> **Problem requirements**
Make an exact copy of the lines, leaving the pictures out.
Start of Available data
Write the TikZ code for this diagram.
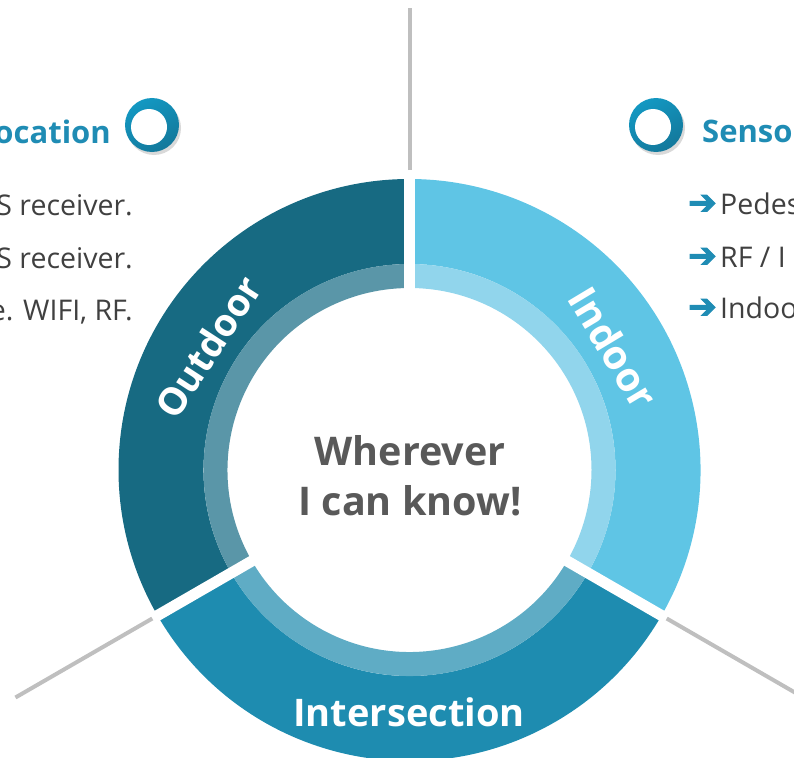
\documentclass[tikz,border=0pt]{standalone}
\usepackage{fontspec}
\setmainfont{Open Sans}
\newfontfamily\arrowfont[FakeBold=3]{DejaVu Sans}
\usetikzlibrary{shadows}
\definecolor{outdoorc}{HTML}{176A82}
\definecolor{outdoorl}{HTML}{5A96A8}
\definecolor{interc}{HTML}{1E8CB0}
\definecolor{interl}{HTML}{5FACC5}
\definecolor{indoorc}{HTML}{5FC5E5}
\definecolor{indoorl}{HTML}{91D5EC}
\definecolor{titlec}{HTML}{1F8CB4}
\definecolor{bodyc}{HTML}{404040}
\definecolor{centerc}{HTML}{595959}
\definecolor{linec}{HTML}{BFBFBF}
\definecolor{icontop}{HTML}{1398C2}
\definecolor{iconbot}{HTML}{13789B}
\begin{document}
\begin{tikzpicture}[x=1pt,y=1pt,
  sizetitle/.style={font=\fontsize{31pt}{37pt}\selectfont\bfseries, text=titlec, inner sep=0pt},
  bodytext/.style={font=\fontsize{28.5pt}{34pt}\selectfont, text=bodyc, inner sep=0pt},
  ringlabel/.style={font=\fontsize{38pt}{44pt}\selectfont\bfseries, text=white, inner sep=0pt},
  centertext/.style={font=\fontsize{39.5pt}{46pt}\selectfont\bfseries, text=centerc, inner sep=0pt},
  guide/.style={draw=linec, line width=4pt},
  gapline/.style={draw=white, line width=11pt},
  arrowglyph/.style={font=\arrowfont\fontsize{34pt}{40pt}\selectfont, text=titlec, inner sep=0pt},
  iconring/.style={circle, minimum size=54pt, inner sep=0pt, top color=icontop, bottom color=iconbot, shading angle=30, drop shadow={shadow xshift=2pt, shadow yshift=-3pt, opacity=0.3}},
  iconhole/.style={circle, minimum size=36pt, inner sep=0pt, fill=white},
]
\useasboundingbox (0,0) rectangle (794,-757);
\clip (0,0) rectangle (794,-757);
\coordinate (C) at (409.5,-470);
\begin{scope}[shift={(C)}]
  % Outdoor
  \fill[outdoorc] (90:291pt) arc[start angle=90,end angle=210,radius=291pt] -- (210:206pt) arc[start angle=210,end angle=90,radius=206pt] -- cycle;
  \fill[outdoorl] (90:206pt) arc[start angle=90,end angle=210,radius=206pt] -- (210:182pt) arc[start angle=210,end angle=90,radius=182pt] -- cycle;
  % Intersection
  \fill[interc] (210:291pt) arc[start angle=210,end angle=330,radius=291pt] -- (330:206pt) arc[start angle=330,end angle=210,radius=206pt] -- cycle;
  \fill[interl] (210:206pt) arc[start angle=210,end angle=330,radius=206pt] -- (330:182pt) arc[start angle=330,end angle=210,radius=182pt] -- cycle;
  % Indoor
  \fill[indoorc] (330:291pt) arc[start angle=330,end angle=450,radius=291pt] -- (450:206pt) arc[start angle=450,end angle=330,radius=206pt] -- cycle;
  \fill[indoorl] (330:206pt) arc[start angle=330,end angle=450,radius=206pt] -- (450:182pt) arc[start angle=450,end angle=330,radius=182pt] -- cycle;
  % gaps
  \coordinate (o) at (0,0);
  \coordinate (g1) at (90:296pt);
  \coordinate (g2) at (210:296pt);
  \coordinate (g3) at (330:296pt);
  \draw[gapline] (o) -- (g1);
  \draw[gapline] (o) -- (g2);
  \draw[gapline] (o) -- (g3);
  % guide lines
  \coordinate (t1s) at (90:300pt);  \coordinate (t1e) at (90:462pt);
  \coordinate (t2s) at (210:297pt); \coordinate (t2e) at (210:455pt);
  \coordinate (t3s) at (330:297pt); \coordinate (t3e) at (330:470pt);
  \draw[guide] (t1s) -- (t1e);
  \draw[guide] (t2s) -- (t2e);
  \draw[guide] (t3s) -- (t3e);
  % ring labels
  \node[ringlabel, rotate=57] (outL) at (148.6:236pt) {Outdoor};
  \node[ringlabel, rotate=-59, font=\fontsize{40pt}{46pt}\selectfont\bfseries] (inL) at (31:238pt) {Indoor};
\end{scope}
\node[ringlabel, anchor=base] (intL) at (409,-726) {Intersection};
\node[centertext, anchor=base] (c1) at (410,-465) {Wherever};
\node[centertext, anchor=base] (c2) at (410,-515) {I can know!};
% icons
\node[iconring] (iconL) at (152,-125) {};
\node[iconhole] (iconLh) at ([shift={(-3pt,-2pt)}]iconL.center) {};
\node[iconring] (iconR) at (656,-125) {};
\node[iconhole] (iconRh) at ([shift={(-3pt,-2pt)}]iconR.center) {};
% titles
\node[sizetitle, anchor=base east] (locT) at (111,-143) {ocation};
\node[sizetitle, anchor=base west] (senT) at (702,-142) {Senso};
% left body lines
\node[bodytext, anchor=base east] (l1) at (133,-215) {S receiver.};
\node[bodytext, anchor=base east] (l2) at (133,-268) {S receiver.};
\node[bodytext, anchor=base east] (l3) at (133,-320) {e. WIFI, RF.};
% right body lines
\node[arrowglyph, anchor=base west] (a1) at (688,-214) {➔};
\node[bodytext, anchor=base west] (r1) at (720,-214) {Pedes};
\node[arrowglyph, anchor=base west] (a2) at (688,-267) {➔};
\node[bodytext, anchor=base west] (r2) at (720,-267) {RF / I};
\node[arrowglyph, anchor=base west] (a3) at (688,-318) {➔};
\node[bodytext, anchor=base west] (r3) at (720,-318) {Indoo};
\end{tikzpicture}
\end{document}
End of Available data
> **Exercise answer**
Write the TikZ code for this diagram.
\documentclass[tikz,border=0pt]{standalone}
\usepackage{fontspec}
\setmainfont{Open Sans}
\newfontfamily\arrowfont[FakeBold=3]{DejaVu Sans}
\usetikzlibrary{shadows}
\definecolor{outdoorc}{HTML}{176A82}
\definecolor{outdoorl}{HTML}{5A96A8}
\definecolor{interc}{HTML}{1E8CB0}
\definecolor{interl}{HTML}{5FACC5}
\definecolor{indoorc}{HTML}{5FC5E5}
\definecolor{indoorl}{HTML}{91D5EC}
\definecolor{titlec}{HTML}{1F8CB4}
\definecolor{bodyc}{HTML}{404040}
\definecolor{centerc}{HTML}{595959}
\definecolor{linec}{HTML}{BFBFBF}
\definecolor{icontop}{HTML}{1398C2}
\definecolor{iconbot}{HTML}{13789B}
\begin{document}
\begin{tikzpicture}[x=1pt,y=1pt,
  sizetitle/.style={font=\fontsize{31pt}{37pt}\selectfont\bfseries, text=titlec, inner sep=0pt},
  bodytext/.style={font=\fontsize{28.5pt}{34pt}\selectfont, text=bodyc, inner sep=0pt},
  ringlabel/.style={font=\fontsize{38pt}{44pt}\selectfont\bfseries, text=white, inner sep=0pt},
  centertext/.style={font=\fontsize{39.5pt}{46pt}\selectfont\bfseries, text=centerc, inner sep=0pt},
  guide/.style={draw=linec, line width=4pt},
  gapline/.style={draw=white, line width=11pt},
  arrowglyph/.style={font=\arrowfont\fontsize{34pt}{40pt}\selectfont, text=titlec, inner sep=0pt},
  iconring/.style={circle, minimum size=54pt, inner sep=0pt, top color=icontop, bottom color=iconbot, shading angle=30, drop shadow={shadow xshift=2pt, shadow yshift=-3pt, opacity=0.3}},
  iconhole/.style={circle, minimum size=36pt, inner sep=0pt, fill=white},
]
\useasboundingbox (0,0) rectangle (794,-757);
\clip (0,0) rectangle (794,-757);
\coordinate (C) at (409.5,-470);
\begin{scope}[shift={(C)}]
  % Outdoor
  \fill[outdoorc] (90:291pt) arc[start angle=90,end angle=210,radius=291pt] -- (210:206pt) arc[start angle=210,end angle=90,radius=206pt] -- cycle;
  \fill[outdoorl] (90:206pt) arc[start angle=90,end angle=210,radius=206pt] -- (210:182pt) arc[start angle=210,end angle=90,radius=182pt] -- cycle;
  % Intersection
  \fill[interc] (210:291pt) arc[start angle=210,end angle=330,radius=291pt] -- (330:206pt) arc[start angle=330,end angle=210,radius=206pt] -- cycle;
  \fill[interl] (210:206pt) arc[start angle=210,end angle=330,radius=206pt] -- (330:182pt) arc[start angle=330,end angle=210,radius=182pt] -- cycle;
  % Indoor
  \fill[indoorc] (330:291pt) arc[start angle=330,end angle=450,radius=291pt] -- (450:206pt) arc[start angle=450,end angle=330,radius=206pt] -- cycle;
  \fill[indoorl] (330:206pt) arc[start angle=330,end angle=450,radius=206pt] -- (450:182pt) arc[start angle=450,end angle=330,radius=182pt] -- cycle;
  % gaps
  \coordinate (o) at (0,0);
  \coordinate (g1) at (90:296pt);
  \coordinate (g2) at (210:296pt);
  \coordinate (g3) at (330:296pt);
  \draw[gapline] (o) -- (g1);
  \draw[gapline] (o) -- (g2);
  \draw[gapline] (o) -- (g3);
  % guide lines
  \coordinate (t1s) at (90:300pt);  \coordinate (t1e) at (90:462pt);
  \coordinate (t2s) at (210:297pt); \coordinate (t2e) at (210:455pt);
  \coordinate (t3s) at (330:297pt); \coordinate (t3e) at (330:470pt);
  \draw[guide] (t1s) -- (t1e);
  \draw[guide] (t2s) -- (t2e);
  \draw[guide] (t3s) -- (t3e);
  % ring labels
  \node[ringlabel, rotate=57] (outL) at (148.6:236pt) {Outdoor};
  \node[ringlabel, rotate=-59, font=\fontsize{40pt}{46pt}\selectfont\bfseries] (inL) at (31:238pt) {Indoor};
\end{scope}
\node[ringlabel, anchor=base] (intL) at (409,-726) {Intersection};
\node[centertext, anchor=base] (c1) at (410,-465) {Wherever};
\node[centertext, anchor=base] (c2) at (410,-515) {I can know!};
% icons
\node[iconring] (iconL) at (152,-125) {};
\node[iconhole] (iconLh) at ([shift={(-3pt,-2pt)}]iconL.center) {};
\node[iconring] (iconR) at (656,-125) {};
\node[iconhole] (iconRh) at ([shift={(-3pt,-2pt)}]iconR.center) {};
% titles
\node[sizetitle, anchor=base east] (locT) at (111,-143) {ocation};
\node[sizetitle, anchor=base west] (senT) at (702,-142) {Senso};
% left body lines
\node[bodytext, anchor=base east] (l1) at (133,-215) {S receiver.};
\node[bodytext, anchor=base east] (l2) at (133,-268) {S receiver.};
\node[bodytext, anchor=base east] (l3) at (133,-320) {e. WIFI, RF.};
% right body lines
\node[arrowglyph, anchor=base west] (a1) at (688,-214) {➔};
\node[bodytext, anchor=base west] (r1) at (720,-214) {Pedes};
\node[arrowglyph, anchor=base west] (a2) at (688,-267) {➔};
\node[bodytext, anchor=base west] (r2) at (720,-267) {RF / I};
\node[arrowglyph, anchor=base west] (a3) at (688,-318) {➔};
\node[bodytext, anchor=base west] (r3) at (720,-318) {Indoo};
\end{tikzpicture}
\end{document}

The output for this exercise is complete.